M.T.: «Notre association, qui a été fondée et a commencé à travailler en 1999, a recueilli des informations sur 941 disparus. Il ne s'agit pas seulement de Serbes, mais également de Tziganes et de 21 Albanais. Ce sont des individus âgés entre 16 et 82 ans, dont la plupart sont des hommes entre 25 et 45 ans. C'était des personnes dans la fleur de l'âge. Nous disposons de leurs prénoms, noms et dates de naissance, ainsi que du lieu et de la date de leur disparition. Ces informations ont été vérifiées et le comité local de la Croix-Rouge en a été informé».

Question: Durant quelle période ces disparitions ont-elles eu lieu?

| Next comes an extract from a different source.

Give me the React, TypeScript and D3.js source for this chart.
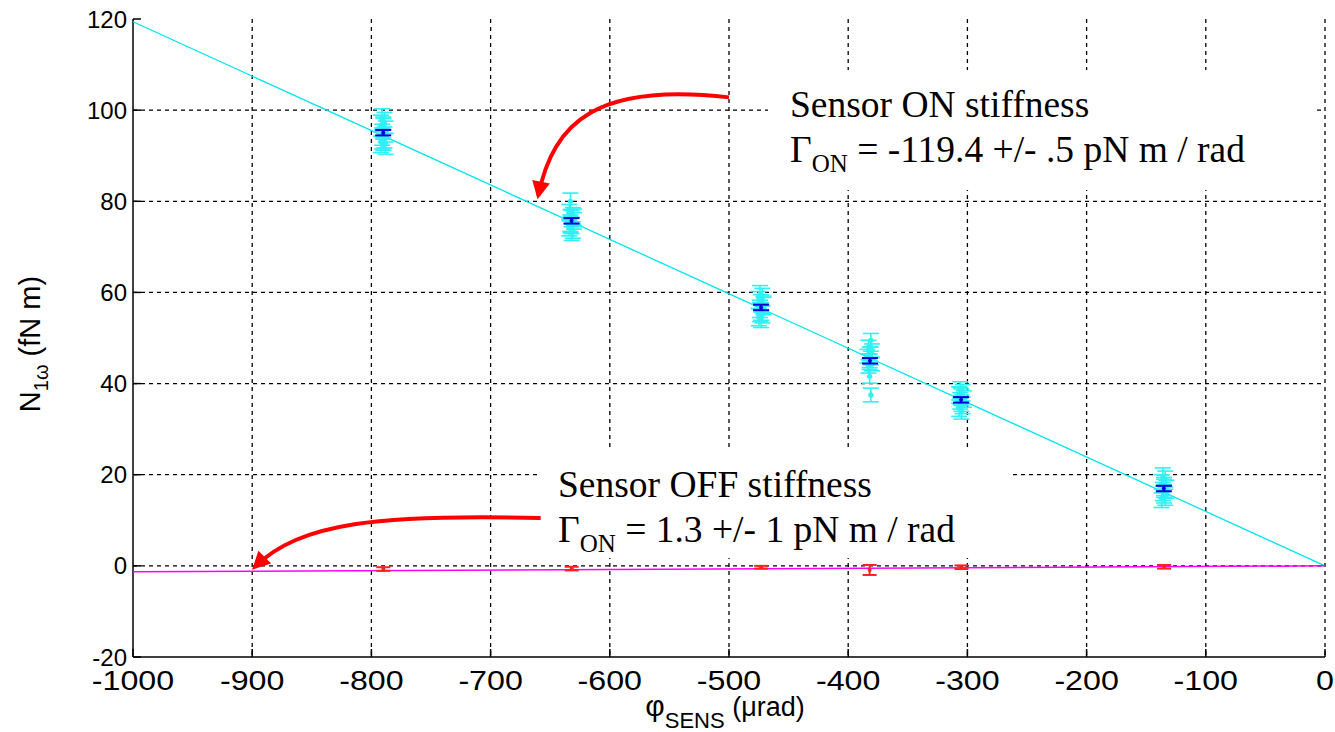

M.T.: «Près de 20% d'entre eux ont disparu en 1998. Les 80% restants n'ont plus donné signe de vie au Kosovo et en Métochie après la signature de l'accord technique sur le cessez-le-feu en 1999 à Kumanovo, malgré la protection de la force internationale sous l'égide de l'Onu, puis de l'Otan. Elle est arrivée pour maintenir la paix et la sécurité, mais c'est en sa présence que 80% de ces personnes ont disparu — avant tout des Serbes, au Kosovo et en Métochie».

Question: Y a-t-il des témoignages sur la manière dont ces gens ont disparu?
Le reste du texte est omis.